Given data:
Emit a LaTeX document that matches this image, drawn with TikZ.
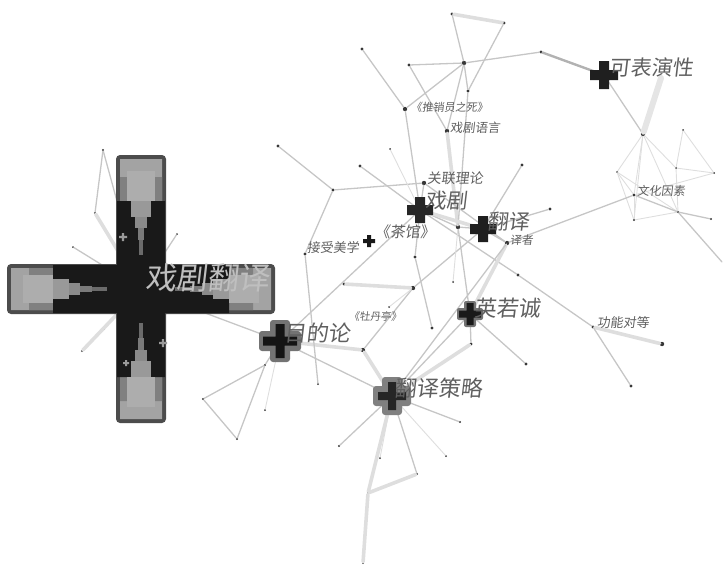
---
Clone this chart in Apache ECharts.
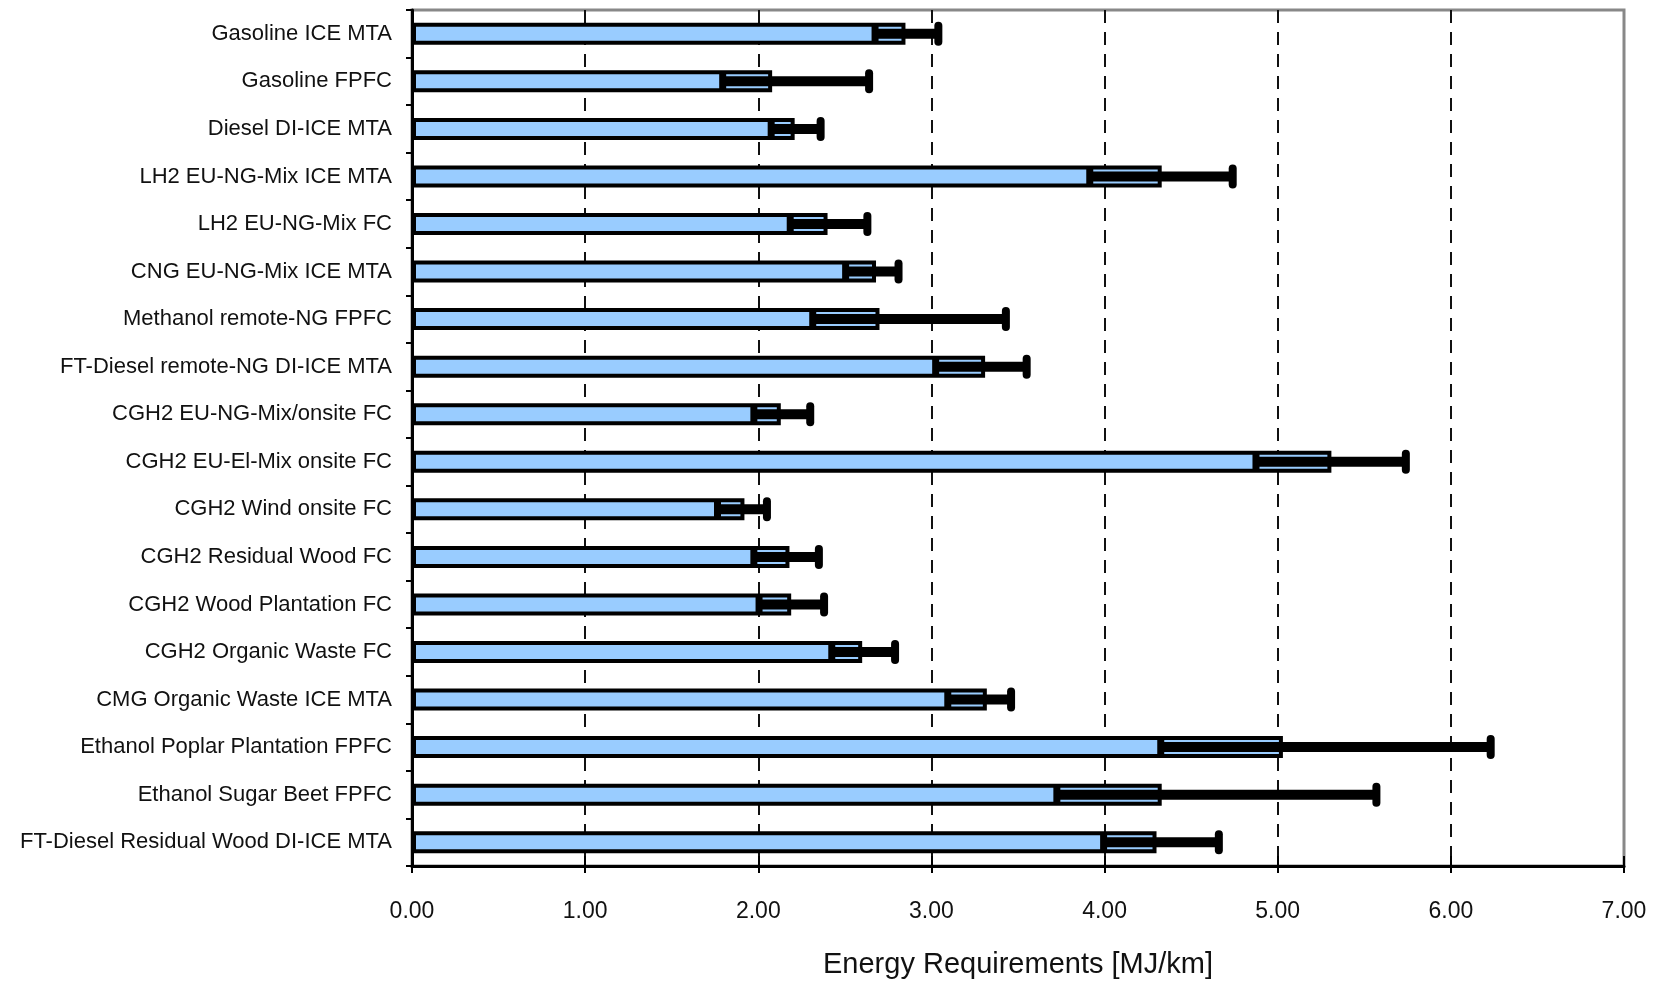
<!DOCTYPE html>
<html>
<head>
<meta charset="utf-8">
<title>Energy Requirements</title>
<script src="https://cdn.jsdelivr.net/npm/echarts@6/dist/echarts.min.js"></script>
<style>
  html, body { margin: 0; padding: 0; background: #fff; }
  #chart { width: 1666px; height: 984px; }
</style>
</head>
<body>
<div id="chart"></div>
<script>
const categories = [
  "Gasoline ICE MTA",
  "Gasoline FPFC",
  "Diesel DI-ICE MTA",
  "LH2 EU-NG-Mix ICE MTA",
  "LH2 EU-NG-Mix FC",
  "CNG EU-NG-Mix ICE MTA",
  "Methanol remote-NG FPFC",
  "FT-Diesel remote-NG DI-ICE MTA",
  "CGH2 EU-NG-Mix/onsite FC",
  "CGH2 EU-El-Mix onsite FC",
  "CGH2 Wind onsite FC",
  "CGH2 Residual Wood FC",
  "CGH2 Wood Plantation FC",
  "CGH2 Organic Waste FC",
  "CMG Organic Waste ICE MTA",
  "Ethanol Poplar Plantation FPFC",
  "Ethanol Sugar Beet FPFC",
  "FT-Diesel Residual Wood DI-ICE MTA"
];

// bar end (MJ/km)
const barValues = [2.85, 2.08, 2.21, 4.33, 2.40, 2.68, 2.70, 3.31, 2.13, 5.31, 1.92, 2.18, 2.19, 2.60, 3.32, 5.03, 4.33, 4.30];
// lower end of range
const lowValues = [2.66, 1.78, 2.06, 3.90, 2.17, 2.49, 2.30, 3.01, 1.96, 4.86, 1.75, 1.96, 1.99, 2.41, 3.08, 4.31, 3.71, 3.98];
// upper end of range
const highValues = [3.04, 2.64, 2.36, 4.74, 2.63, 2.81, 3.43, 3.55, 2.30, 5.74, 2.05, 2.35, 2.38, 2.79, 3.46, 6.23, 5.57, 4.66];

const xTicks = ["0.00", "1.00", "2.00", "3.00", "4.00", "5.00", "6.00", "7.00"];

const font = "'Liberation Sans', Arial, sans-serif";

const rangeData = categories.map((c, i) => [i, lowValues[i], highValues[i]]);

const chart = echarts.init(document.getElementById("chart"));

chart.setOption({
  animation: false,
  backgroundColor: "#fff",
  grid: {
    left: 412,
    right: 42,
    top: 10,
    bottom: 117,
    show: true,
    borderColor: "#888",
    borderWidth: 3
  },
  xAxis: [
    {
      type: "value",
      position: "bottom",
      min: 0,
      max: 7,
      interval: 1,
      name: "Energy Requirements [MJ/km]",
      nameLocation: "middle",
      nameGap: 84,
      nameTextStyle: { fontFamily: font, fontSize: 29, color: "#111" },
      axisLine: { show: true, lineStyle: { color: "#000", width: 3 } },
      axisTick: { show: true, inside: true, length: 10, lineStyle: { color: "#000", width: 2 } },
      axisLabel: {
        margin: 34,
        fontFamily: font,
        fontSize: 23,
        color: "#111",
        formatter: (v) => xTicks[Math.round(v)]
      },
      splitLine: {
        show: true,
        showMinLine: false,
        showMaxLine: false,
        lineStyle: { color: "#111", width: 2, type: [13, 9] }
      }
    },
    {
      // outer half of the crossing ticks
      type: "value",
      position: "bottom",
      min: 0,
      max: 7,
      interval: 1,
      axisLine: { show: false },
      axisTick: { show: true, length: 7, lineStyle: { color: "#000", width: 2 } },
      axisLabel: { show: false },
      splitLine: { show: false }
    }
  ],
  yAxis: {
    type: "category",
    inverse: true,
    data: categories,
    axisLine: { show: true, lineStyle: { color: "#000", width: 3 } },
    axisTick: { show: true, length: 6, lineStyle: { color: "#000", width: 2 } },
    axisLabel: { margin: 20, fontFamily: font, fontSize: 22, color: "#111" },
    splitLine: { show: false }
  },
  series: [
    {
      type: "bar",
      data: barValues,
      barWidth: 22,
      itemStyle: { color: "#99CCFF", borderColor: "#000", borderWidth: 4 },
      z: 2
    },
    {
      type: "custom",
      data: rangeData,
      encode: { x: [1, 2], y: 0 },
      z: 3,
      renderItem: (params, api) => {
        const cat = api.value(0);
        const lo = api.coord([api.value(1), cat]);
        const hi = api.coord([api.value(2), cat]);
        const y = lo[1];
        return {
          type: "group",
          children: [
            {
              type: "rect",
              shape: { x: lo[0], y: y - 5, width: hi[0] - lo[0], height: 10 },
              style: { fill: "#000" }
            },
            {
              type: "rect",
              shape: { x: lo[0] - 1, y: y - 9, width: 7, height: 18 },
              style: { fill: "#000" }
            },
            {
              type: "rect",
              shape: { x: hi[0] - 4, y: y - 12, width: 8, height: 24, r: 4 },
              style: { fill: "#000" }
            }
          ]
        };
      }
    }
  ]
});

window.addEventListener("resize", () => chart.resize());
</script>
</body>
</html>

Aim:
From the records above, pull out every line containing the word "this".

Complete output:
Emit a LaTeX document that matches this image, drawn with TikZ.
Clone this chart in Apache ECharts.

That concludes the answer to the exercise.